- _Exercise materials_:

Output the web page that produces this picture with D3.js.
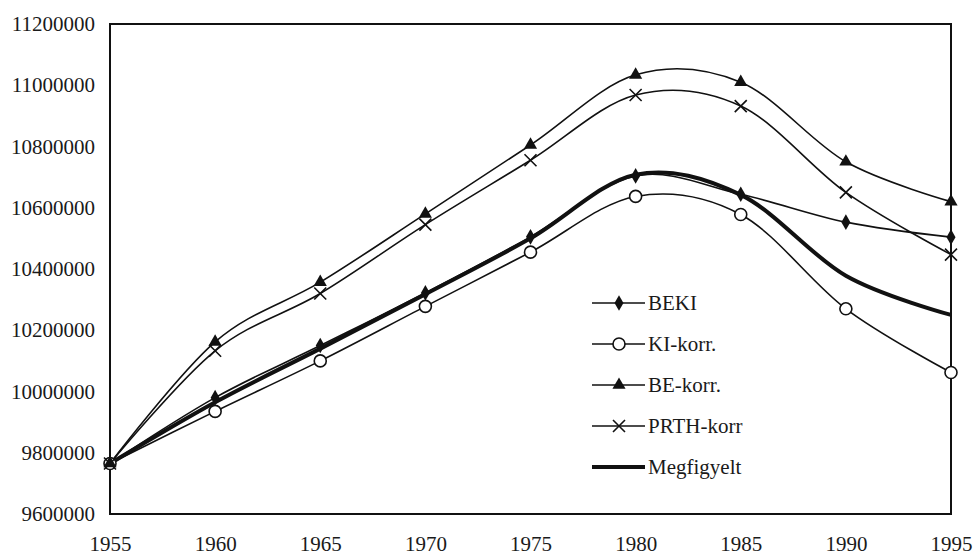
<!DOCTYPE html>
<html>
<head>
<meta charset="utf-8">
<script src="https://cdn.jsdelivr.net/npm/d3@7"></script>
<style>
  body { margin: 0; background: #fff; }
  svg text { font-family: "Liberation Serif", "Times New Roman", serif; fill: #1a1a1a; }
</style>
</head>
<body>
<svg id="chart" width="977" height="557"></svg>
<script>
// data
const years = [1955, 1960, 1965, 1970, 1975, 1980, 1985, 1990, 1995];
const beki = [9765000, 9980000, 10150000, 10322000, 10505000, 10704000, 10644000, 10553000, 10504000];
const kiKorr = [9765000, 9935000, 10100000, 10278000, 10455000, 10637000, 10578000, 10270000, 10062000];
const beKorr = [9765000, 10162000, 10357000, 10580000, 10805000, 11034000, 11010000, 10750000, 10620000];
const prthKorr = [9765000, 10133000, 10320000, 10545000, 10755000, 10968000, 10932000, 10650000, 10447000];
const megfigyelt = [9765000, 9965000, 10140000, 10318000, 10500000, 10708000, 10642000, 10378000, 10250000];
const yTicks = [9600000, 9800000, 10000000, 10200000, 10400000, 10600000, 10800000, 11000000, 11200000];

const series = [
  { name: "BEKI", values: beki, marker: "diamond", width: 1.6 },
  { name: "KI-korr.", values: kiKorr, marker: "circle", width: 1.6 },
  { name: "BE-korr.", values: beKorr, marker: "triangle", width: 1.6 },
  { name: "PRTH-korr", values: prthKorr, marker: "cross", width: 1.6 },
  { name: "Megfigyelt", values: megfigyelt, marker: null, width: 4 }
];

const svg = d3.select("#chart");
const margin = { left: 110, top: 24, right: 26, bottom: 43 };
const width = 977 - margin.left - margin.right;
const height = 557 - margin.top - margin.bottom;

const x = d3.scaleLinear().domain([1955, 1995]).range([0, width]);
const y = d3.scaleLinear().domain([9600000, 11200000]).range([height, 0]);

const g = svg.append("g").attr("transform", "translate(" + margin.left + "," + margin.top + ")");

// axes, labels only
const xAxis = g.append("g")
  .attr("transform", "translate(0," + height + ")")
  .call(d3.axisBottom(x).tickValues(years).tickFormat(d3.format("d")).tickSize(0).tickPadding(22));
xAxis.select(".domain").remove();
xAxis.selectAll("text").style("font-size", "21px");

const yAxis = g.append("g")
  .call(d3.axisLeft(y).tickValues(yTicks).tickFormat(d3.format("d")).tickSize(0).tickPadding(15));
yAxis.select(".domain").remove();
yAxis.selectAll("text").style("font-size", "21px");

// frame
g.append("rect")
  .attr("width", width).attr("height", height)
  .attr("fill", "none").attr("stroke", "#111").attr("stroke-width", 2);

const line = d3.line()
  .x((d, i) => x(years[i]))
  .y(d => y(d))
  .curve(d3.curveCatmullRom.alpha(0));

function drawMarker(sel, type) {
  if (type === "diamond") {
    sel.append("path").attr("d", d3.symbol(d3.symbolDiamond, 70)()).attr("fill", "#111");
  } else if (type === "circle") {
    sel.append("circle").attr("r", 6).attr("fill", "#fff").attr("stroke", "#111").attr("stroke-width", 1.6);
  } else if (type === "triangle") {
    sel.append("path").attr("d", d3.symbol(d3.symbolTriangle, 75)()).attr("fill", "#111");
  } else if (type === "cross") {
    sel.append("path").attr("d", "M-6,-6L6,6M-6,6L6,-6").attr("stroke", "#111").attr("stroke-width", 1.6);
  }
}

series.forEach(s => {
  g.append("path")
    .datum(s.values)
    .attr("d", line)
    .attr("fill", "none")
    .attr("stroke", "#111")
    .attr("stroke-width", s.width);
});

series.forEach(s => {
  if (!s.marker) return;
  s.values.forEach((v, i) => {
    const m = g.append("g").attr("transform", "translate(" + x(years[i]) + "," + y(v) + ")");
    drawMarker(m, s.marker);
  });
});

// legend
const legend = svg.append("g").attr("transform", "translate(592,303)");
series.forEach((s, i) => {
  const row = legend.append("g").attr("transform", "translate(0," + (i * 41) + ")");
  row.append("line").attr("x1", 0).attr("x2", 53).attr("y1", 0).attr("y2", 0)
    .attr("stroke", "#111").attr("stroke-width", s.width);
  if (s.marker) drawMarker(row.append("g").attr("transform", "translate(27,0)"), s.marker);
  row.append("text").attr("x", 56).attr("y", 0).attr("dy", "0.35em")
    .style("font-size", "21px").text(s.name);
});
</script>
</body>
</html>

---

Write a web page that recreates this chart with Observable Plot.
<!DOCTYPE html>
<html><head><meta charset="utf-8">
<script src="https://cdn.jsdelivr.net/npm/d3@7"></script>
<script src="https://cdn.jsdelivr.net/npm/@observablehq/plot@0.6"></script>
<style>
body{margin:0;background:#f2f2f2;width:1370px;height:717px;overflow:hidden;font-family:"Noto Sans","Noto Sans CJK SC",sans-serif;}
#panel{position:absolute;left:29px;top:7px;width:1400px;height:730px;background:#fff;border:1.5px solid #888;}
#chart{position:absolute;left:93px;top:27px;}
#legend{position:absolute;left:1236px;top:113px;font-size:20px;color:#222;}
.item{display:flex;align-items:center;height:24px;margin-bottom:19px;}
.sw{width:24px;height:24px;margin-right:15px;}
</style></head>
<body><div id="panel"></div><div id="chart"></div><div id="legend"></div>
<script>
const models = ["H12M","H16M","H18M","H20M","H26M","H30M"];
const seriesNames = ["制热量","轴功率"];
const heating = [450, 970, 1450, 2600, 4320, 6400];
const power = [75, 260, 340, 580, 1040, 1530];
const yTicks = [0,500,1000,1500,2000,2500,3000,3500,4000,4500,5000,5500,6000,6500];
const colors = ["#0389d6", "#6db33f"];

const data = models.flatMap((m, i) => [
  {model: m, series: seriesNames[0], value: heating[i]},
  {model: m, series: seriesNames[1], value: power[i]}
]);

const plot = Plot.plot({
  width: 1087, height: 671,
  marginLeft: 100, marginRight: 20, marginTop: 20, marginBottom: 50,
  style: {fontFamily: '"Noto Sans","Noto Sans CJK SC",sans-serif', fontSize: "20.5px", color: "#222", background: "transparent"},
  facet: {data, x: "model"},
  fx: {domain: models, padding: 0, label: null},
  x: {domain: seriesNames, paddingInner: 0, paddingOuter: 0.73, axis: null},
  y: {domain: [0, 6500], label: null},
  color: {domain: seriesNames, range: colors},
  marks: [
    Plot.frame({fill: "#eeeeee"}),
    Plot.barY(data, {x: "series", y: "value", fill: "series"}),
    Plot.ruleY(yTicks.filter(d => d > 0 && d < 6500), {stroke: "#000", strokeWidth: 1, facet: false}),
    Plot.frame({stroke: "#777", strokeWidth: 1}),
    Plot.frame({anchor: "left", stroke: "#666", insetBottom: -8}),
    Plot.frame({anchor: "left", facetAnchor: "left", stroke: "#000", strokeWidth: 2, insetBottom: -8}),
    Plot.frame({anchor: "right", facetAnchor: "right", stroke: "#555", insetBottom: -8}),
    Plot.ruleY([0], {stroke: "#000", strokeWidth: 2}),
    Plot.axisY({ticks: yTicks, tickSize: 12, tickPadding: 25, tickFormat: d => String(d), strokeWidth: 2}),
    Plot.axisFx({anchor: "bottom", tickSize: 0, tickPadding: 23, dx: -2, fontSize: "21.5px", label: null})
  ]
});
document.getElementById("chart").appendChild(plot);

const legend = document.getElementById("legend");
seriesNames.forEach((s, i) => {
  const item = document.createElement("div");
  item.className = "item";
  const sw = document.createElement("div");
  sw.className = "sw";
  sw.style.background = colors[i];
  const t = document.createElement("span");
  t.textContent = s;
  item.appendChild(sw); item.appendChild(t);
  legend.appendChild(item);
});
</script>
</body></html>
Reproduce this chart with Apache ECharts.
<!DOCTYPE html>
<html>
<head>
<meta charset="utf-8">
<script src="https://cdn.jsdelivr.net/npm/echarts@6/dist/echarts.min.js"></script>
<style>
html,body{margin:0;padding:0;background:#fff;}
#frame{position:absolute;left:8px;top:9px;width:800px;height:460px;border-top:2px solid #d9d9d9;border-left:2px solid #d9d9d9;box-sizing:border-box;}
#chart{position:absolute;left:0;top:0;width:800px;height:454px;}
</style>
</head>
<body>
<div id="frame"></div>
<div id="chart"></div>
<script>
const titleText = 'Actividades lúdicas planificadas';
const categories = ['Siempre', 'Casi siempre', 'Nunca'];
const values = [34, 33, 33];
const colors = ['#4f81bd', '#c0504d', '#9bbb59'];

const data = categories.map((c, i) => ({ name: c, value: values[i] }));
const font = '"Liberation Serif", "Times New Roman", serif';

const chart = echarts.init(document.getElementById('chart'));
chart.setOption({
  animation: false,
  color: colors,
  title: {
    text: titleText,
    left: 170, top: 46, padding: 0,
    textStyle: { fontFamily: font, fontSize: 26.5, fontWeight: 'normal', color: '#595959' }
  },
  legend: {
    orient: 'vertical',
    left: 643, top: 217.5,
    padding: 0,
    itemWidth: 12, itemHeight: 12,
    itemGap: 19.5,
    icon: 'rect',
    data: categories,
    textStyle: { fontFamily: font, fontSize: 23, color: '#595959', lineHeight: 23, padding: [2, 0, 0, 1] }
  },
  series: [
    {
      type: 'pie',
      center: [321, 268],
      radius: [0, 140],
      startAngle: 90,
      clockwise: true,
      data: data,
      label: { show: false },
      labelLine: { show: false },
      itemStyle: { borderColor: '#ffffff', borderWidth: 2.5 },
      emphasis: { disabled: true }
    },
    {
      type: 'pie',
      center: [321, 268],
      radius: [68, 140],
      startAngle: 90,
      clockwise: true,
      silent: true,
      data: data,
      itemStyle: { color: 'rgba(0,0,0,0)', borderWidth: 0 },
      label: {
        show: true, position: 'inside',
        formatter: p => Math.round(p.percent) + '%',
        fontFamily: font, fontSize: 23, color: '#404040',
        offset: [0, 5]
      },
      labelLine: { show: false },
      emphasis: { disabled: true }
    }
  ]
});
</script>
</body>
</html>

* * *

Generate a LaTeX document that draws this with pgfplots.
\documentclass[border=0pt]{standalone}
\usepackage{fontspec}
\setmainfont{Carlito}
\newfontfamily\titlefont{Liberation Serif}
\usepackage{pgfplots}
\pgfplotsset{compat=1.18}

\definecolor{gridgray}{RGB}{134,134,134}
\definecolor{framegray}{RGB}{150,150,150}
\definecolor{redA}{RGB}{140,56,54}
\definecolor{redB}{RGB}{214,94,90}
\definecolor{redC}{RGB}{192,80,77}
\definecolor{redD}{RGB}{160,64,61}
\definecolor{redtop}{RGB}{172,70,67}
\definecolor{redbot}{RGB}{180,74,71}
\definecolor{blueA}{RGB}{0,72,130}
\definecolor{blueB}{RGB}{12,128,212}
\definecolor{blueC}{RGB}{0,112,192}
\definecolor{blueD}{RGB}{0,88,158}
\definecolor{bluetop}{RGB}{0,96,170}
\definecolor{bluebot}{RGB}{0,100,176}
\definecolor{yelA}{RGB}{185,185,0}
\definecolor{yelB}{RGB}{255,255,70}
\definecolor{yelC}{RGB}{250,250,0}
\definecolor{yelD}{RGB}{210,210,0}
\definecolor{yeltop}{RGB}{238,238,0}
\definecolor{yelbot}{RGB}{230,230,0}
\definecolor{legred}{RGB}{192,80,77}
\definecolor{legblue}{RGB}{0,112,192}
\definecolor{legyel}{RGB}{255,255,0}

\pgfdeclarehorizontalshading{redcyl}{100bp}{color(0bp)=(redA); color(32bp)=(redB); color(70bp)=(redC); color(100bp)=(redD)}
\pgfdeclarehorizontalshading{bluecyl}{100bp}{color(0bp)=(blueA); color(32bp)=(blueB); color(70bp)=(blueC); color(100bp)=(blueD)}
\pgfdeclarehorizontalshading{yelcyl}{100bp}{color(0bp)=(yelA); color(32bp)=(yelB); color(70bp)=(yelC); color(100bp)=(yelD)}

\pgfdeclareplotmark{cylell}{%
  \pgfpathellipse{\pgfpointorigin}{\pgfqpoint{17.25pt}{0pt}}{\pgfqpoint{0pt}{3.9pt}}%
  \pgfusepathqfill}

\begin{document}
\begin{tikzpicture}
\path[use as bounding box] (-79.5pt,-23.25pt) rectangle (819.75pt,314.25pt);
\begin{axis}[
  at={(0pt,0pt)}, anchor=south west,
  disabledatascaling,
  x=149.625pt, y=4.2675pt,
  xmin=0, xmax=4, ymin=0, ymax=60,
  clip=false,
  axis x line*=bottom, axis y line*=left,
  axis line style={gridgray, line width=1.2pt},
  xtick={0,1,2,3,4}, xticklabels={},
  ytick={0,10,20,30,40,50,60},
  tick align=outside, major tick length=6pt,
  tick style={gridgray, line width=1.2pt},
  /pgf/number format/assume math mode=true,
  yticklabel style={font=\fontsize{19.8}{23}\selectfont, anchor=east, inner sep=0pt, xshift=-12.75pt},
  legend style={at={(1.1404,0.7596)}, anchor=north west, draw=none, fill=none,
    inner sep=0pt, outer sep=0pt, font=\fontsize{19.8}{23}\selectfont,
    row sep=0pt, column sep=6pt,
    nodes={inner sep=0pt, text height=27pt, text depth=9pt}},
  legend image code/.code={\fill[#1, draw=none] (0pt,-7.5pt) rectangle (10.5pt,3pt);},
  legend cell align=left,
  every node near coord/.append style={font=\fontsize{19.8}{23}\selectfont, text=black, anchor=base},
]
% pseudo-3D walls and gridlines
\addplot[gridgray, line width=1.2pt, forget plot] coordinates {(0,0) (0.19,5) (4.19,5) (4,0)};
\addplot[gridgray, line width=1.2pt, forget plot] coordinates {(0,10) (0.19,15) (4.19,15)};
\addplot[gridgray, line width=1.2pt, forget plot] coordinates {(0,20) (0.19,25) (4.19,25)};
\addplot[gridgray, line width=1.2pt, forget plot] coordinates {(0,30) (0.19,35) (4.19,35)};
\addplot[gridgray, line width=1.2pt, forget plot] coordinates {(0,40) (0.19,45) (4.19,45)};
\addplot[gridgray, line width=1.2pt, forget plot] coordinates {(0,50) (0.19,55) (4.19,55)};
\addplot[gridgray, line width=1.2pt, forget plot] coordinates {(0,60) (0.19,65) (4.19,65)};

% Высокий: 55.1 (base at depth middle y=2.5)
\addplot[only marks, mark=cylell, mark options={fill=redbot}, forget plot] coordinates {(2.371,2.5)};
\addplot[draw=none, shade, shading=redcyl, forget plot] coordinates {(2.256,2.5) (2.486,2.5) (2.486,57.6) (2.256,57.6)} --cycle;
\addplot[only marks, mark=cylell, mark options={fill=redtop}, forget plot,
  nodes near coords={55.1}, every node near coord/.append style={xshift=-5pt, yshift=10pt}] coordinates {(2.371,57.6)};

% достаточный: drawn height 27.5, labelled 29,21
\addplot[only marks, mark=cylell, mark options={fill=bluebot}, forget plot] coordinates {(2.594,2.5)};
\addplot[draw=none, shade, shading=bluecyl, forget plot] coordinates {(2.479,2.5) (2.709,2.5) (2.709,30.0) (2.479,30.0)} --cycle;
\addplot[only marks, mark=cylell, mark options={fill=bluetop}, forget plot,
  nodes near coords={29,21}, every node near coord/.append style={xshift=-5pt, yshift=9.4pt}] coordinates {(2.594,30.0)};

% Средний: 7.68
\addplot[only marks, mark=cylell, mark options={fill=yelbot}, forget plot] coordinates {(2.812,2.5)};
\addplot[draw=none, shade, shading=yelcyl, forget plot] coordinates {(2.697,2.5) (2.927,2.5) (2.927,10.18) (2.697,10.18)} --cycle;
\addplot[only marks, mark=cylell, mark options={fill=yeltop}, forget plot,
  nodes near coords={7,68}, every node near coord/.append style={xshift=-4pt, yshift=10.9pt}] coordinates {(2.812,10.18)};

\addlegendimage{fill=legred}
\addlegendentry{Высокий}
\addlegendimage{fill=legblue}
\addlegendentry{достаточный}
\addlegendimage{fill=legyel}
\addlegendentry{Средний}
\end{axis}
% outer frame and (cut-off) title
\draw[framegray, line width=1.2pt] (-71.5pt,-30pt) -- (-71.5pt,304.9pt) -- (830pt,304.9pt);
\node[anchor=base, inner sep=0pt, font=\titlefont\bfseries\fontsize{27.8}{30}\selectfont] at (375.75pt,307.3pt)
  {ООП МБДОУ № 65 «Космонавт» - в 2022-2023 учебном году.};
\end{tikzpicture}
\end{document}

- _What needs to be done_: Read through the entries and copy each line in which "page" appears.

- _Task output_:
Output the web page that produces this picture with D3.js.
Write a web page that recreates this chart with Observable Plot.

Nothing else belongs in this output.